I read your piece yesterday concerning the Ray Rice situation. First, it seems that you like everyone else in the media has given a misleading description of the actions that took place in that elevator, no doubt from the edited video that CNN and others have been displaying. I’ve seen the video from when Rice and his fiancĂ© were outside the elevator, entered it, and their actions immediately following. When the two first enter the elevator, they appear to be exchanging words, and suddenly Rice’s fiancĂ© swings at him with a closed fist, apparently striking him in the head. How did Rice respond? He stepped back away from her to the other side of the elevator. Again they are seen exchanging words, and then she lunges toward him, her arm outstretched with the obvious intent of striking him again.

Now let’s stop the action there. We can agree that Rice’s response was wrong; but it also could have been avoided. Just out of curiosity, do you see anything wrong with Janay Rice’s actions at this point? Do you think she is “justified” in conducting herself in a violent way, regardless of what was said? Do you think that women should be given a free pass to act this way? Do you think the man should just take it—“like a man”? Is there no such thing as domestic violence by a female? And what do you think should have been Rice’s response to this in the “heat” of the action? What is the Times’ policy on reporting domestic violence committed by women? Or is there no such thing?

Needless-to-say, I’m still awaiting a response.

All I want is for people to answer my questions.
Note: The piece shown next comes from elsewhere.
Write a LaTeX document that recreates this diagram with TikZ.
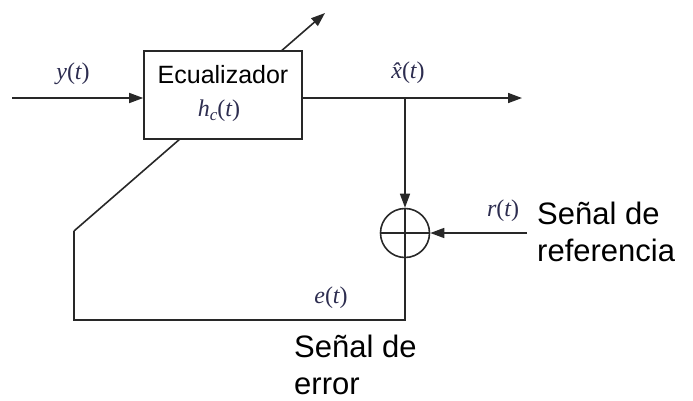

I don’t want people to tell me, oh, I did watch that whole video, and the female was also “wrong.” They are more wrong than they think; if they had considered the context in which many incidents of domestic violence occur—instead of listening to the misinformation of the so-called “researchers” and the media, there might be a more pertinent discussion about the issue that actually “solves” it, or at least reduces it. Putting men in jail doesn’t solve the problem of the violent behavior of women, which is often the instigating factor that puts the man in jail in the first place. Why is it only when people are confronted with uncomfortable truth (instead of misleading editing and the propaganda of self-righteous media types), that there is “grudgingly” accept that “maybe” the woman was wrong “too”—and simply walk away from it.

Look, I’m not “defending” domestic violence; quite the contrary.  Domestic violence as a point of human interaction will not end until both men and woman feel that they will be held accountable for their actions. As it stands, only men are expected to be accountable for acts of domestic violence, because they are “stronger”—when intent and opportunity to commit violence on an intimate partner is the greater factor. It is clear, for example, that it was Janay Rice's intent to cause physical harm (which again to her credit she took responsibility for); it is not so clear in context what Ray Rice's intent was.

The truth is as follows:

It is people who say that a “real man” doesn’t hit a woman—even in “self-defense”—who are defending domestic violence.

It is people who only perceive domestic violence as an action solely by a semi-human male pounding on a meek, passive female who are defending domestic violence. 

It is those think that if a woman psychologically prone to violent behavior strikes a man it is somehow “justified,” who are defending domestic violence. 

It is those who use gender politics in ignoring domestic violence by women who are promoting it. 

It is domestic violence victim “advocates” who are defending it to promote their gender agenda.

The NFL’ draconian new policy is promoting domestic violence. 

It is the media that lies to the public and offers one-sided or misleading “evidence” in order to demonize men for the sake female victim politics who are promoting domestic violence. 

And it is those 16 U.S. Senators who are promoting and defending domestic violence.